══ GIVEN DATA ══

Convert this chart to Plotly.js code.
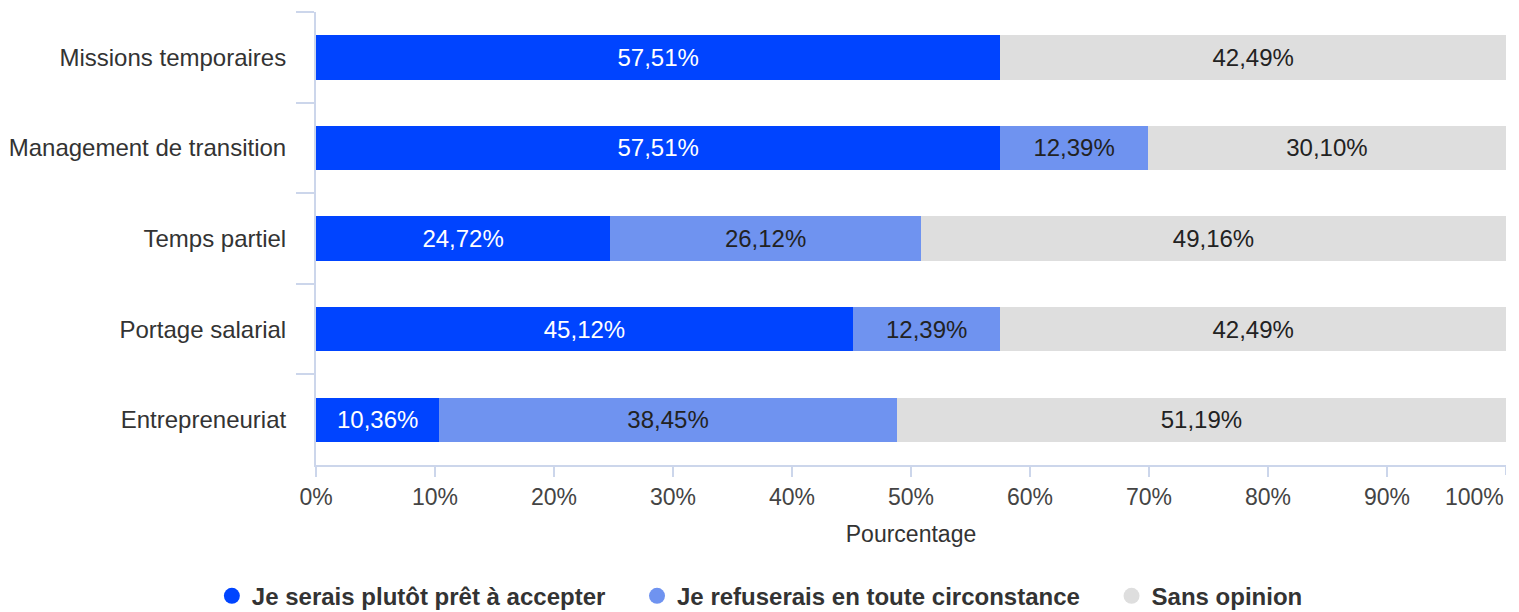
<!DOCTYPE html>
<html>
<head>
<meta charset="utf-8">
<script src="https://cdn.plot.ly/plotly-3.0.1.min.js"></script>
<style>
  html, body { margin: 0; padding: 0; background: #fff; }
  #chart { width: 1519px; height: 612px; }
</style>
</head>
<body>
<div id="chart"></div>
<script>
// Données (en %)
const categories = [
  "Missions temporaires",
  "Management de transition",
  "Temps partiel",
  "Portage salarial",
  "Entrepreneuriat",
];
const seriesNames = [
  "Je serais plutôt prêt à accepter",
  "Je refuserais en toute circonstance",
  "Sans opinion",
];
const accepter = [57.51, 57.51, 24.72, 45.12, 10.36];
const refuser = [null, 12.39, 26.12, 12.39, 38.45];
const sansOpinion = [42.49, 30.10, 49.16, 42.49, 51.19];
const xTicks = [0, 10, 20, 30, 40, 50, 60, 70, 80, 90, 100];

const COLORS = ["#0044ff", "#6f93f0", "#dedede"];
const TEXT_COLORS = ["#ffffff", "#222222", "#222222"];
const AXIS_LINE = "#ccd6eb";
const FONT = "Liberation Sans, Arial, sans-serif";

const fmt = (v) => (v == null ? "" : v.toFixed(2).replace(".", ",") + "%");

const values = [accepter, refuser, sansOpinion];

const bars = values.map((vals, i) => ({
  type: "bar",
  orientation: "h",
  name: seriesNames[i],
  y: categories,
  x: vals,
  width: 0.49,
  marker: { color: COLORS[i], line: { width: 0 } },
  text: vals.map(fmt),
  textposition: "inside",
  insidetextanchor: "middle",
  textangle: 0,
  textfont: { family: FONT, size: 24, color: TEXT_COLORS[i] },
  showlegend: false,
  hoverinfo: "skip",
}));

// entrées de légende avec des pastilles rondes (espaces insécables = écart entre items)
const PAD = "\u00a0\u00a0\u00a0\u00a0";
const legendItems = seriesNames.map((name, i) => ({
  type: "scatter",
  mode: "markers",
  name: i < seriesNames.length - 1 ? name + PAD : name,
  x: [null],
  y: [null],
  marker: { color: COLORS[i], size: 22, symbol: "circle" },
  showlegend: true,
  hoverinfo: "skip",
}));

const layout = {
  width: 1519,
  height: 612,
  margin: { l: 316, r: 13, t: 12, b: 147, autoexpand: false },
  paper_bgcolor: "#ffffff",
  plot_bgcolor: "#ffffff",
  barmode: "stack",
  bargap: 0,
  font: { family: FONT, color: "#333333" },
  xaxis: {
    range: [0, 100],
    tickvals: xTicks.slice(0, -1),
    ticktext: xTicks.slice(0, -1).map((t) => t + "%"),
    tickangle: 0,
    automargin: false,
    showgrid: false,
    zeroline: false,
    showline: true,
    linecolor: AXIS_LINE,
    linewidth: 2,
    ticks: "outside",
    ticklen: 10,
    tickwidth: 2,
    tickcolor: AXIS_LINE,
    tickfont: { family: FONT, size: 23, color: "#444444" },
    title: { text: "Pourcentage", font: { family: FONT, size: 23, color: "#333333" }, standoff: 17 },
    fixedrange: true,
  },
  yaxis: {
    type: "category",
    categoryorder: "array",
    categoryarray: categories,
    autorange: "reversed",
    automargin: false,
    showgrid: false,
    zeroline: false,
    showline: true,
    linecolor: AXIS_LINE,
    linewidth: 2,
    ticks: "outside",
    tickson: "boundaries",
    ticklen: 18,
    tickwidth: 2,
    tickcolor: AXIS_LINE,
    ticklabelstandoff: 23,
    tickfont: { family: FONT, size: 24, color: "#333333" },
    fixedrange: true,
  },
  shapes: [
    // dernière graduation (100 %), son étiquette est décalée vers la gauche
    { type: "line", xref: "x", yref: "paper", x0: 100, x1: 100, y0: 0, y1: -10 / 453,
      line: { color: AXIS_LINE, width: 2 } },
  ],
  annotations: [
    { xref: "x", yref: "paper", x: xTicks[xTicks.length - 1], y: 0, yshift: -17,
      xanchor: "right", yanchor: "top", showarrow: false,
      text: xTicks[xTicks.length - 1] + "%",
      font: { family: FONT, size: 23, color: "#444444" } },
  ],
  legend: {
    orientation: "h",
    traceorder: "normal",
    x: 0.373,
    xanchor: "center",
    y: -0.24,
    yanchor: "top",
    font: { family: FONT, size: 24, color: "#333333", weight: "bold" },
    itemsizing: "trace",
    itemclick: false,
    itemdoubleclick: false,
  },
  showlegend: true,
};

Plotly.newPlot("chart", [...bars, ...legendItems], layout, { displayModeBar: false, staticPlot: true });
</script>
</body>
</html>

═══

PROBLEM: In this exercise, set down all of the data exactly, without the pictures.

PROBLEM SOLUTION:
Convert this chart to Plotly.js code.
<!DOCTYPE html>
<html>
<head>
<meta charset="utf-8">
<script src="https://cdn.plot.ly/plotly-3.0.1.min.js"></script>
<style>
  html, body { margin: 0; padding: 0; background: #fff; }
  #chart { width: 1519px; height: 612px; }
</style>
</head>
<body>
<div id="chart"></div>
<script>
// Données (en %)
const categories = [
  "Missions temporaires",
  "Management de transition",
  "Temps partiel",
  "Portage salarial",
  "Entrepreneuriat",
];
const seriesNames = [
  "Je serais plutôt prêt à accepter",
  "Je refuserais en toute circonstance",
  "Sans opinion",
];
const accepter = [57.51, 57.51, 24.72, 45.12, 10.36];
const refuser = [null, 12.39, 26.12, 12.39, 38.45];
const sansOpinion = [42.49, 30.10, 49.16, 42.49, 51.19];
const xTicks = [0, 10, 20, 30, 40, 50, 60, 70, 80, 90, 100];

const COLORS = ["#0044ff", "#6f93f0", "#dedede"];
const TEXT_COLORS = ["#ffffff", "#222222", "#222222"];
const AXIS_LINE = "#ccd6eb";
const FONT = "Liberation Sans, Arial, sans-serif";

const fmt = (v) => (v == null ? "" : v.toFixed(2).replace(".", ",") + "%");

const values = [accepter, refuser, sansOpinion];

const bars = values.map((vals, i) => ({
  type: "bar",
  orientation: "h",
  name: seriesNames[i],
  y: categories,
  x: vals,
  width: 0.49,
  marker: { color: COLORS[i], line: { width: 0 } },
  text: vals.map(fmt),
  textposition: "inside",
  insidetextanchor: "middle",
  textangle: 0,
  textfont: { family: FONT, size: 24, color: TEXT_COLORS[i] },
  showlegend: false,
  hoverinfo: "skip",
}));

// entrées de légende avec des pastilles rondes (espaces insécables = écart entre items)
const PAD = "\u00a0\u00a0\u00a0\u00a0";
const legendItems = seriesNames.map((name, i) => ({
  type: "scatter",
  mode: "markers",
  name: i < seriesNames.length - 1 ? name + PAD : name,
  x: [null],
  y: [null],
  marker: { color: COLORS[i], size: 22, symbol: "circle" },
  showlegend: true,
  hoverinfo: "skip",
}));

const layout = {
  width: 1519,
  height: 612,
  margin: { l: 316, r: 13, t: 12, b: 147, autoexpand: false },
  paper_bgcolor: "#ffffff",
  plot_bgcolor: "#ffffff",
  barmode: "stack",
  bargap: 0,
  font: { family: FONT, color: "#333333" },
  xaxis: {
    range: [0, 100],
    tickvals: xTicks.slice(0, -1),
    ticktext: xTicks.slice(0, -1).map((t) => t + "%"),
    tickangle: 0,
    automargin: false,
    showgrid: false,
    zeroline: false,
    showline: true,
    linecolor: AXIS_LINE,
    linewidth: 2,
    ticks: "outside",
    ticklen: 10,
    tickwidth: 2,
    tickcolor: AXIS_LINE,
    tickfont: { family: FONT, size: 23, color: "#444444" },
    title: { text: "Pourcentage", font: { family: FONT, size: 23, color: "#333333" }, standoff: 17 },
    fixedrange: true,
  },
  yaxis: {
    type: "category",
    categoryorder: "array",
    categoryarray: categories,
    autorange: "reversed",
    automargin: false,
    showgrid: false,
    zeroline: false,
    showline: true,
    linecolor: AXIS_LINE,
    linewidth: 2,
    ticks: "outside",
    tickson: "boundaries",
    ticklen: 18,
    tickwidth: 2,
    tickcolor: AXIS_LINE,
    ticklabelstandoff: 23,
    tickfont: { family: FONT, size: 24, color: "#333333" },
    fixedrange: true,
  },
  shapes: [
    // dernière graduation (100 %), son étiquette est décalée vers la gauche
    { type: "line", xref: "x", yref: "paper", x0: 100, x1: 100, y0: 0, y1: -10 / 453,
      line: { color: AXIS_LINE, width: 2 } },
  ],
  annotations: [
    { xref: "x", yref: "paper", x: xTicks[xTicks.length - 1], y: 0, yshift: -17,
      xanchor: "right", yanchor: "top", showarrow: false,
      text: xTicks[xTicks.length - 1] + "%",
      font: { family: FONT, size: 23, color: "#444444" } },
  ],
  legend: {
    orientation: "h",
    traceorder: "normal",
    x: 0.373,
    xanchor: "center",
    y: -0.24,
    yanchor: "top",
    font: { family: FONT, size: 24, color: "#333333", weight: "bold" },
    itemsizing: "trace",
    itemclick: false,
    itemdoubleclick: false,
  },
  showlegend: true,
};

Plotly.newPlot("chart", [...bars, ...legendItems], layout, { displayModeBar: false, staticPlot: true });
</script>
</body>
</html>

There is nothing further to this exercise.